というかやっぱりリファクタリングとかリプレースのタイミングにDDDの必要性が組織内に作られるケースが多いように感じるなあ #DDD勉強会
— wtrn | ROUTE06 (@wtrn8) 2022年7月20日
他の発表もそうでしたが、今回はリファクタリング・リプレースの文脈でDDDの採用となったケースが多いのかな?と思いました。
一方で別の勉強会ではクライアントワークにおいて、初期段階で速くドメイン知識を吸収するために採用しているケースもあるという話を聞いているので、DDDの利用シーンは特に限定されておらず、直面する課題と、DDDが解決してくれるものが適合しているかで考えないといけないなという先の話にもつながる結論に落ち着きました。
堅牢性・知識の集約が問題 #DDD勉強会
— wtrn | ROUTE06 (@wtrn8) 2022年7月20日
SOLID原則を高いレベルで守れてば良いがそうはいかないので、仕組みで解決する必要がある #DDD勉強会
— wtrn | ROUTE06 (@wtrn8) 2022年7月20日
そして、そのDDDが解決してくれるものとして仕組み化による堅牢性や知識の集約、ということが話されていました
DDDをやる前にまずDDDに対して共通認識を取る必要がある #DDD勉強会
— wtrn | ROUTE06 (@wtrn8) 2022年7月20日
段階的に適応していった感じなのかな #DDD勉強会
— wtrn | ROUTE06 (@wtrn8) 2022年7月20日
やっみてわかることが多いから、うまく小さい単位で実践できるようにアレンジしないといけないんだろうなあ #DDD勉強会
— wtrn | ROUTE06 (@wtrn8) 2022年7月20日
まずは一部のチームから始めて、徐々に別チームに伝播させる #DDD勉強会
— wtrn | ROUTE06 (@wtrn8) 2022年7月20日
また、DDDの実践においてはチーム・システム両面において段階的に適応するのがやはり王道なんだなと感じました。
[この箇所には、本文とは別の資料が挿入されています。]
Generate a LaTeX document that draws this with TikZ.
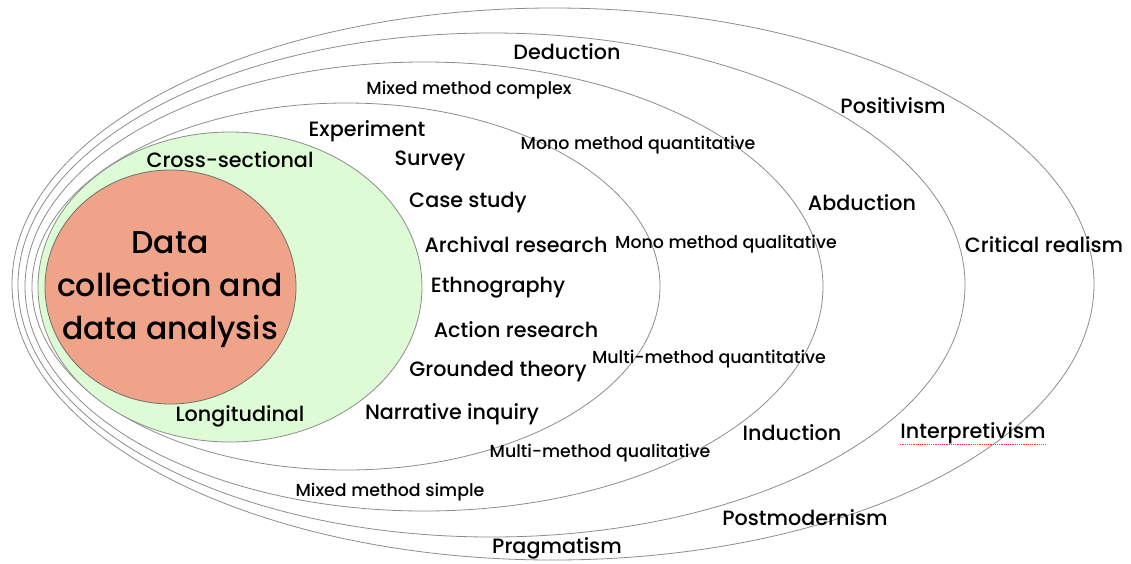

特にDDDは人によって理解がまちまちだと思うので、チームに関しては共通認識をしっかり作っていかないと難しそうに感じ、 その段階的な適応を推進するために、知識や立場の面で周囲をリードする存在はやはり必要そうに思いました。
同時に、課題に直面しているとどうしても一足飛びに解決策に飛びつき、全て適応したくなるところを抑える問いとして、 「〇〇を始められる開発組織なんだっけ?」という発表スライドのタイトルにもなっていたフレーズは冷静さを取り戻させてくれる良いフレーズだなと思いました。
感想
まだまだDDDの理解のスタートラインに立ったばかりの自分でも色々な発見があり、楽しい勉強会でした。 主催してくださった3社の方ありがとうございました🙏
また、第二回目も予定されているようなので、関心のある方はぜひ参加されると良いと思います。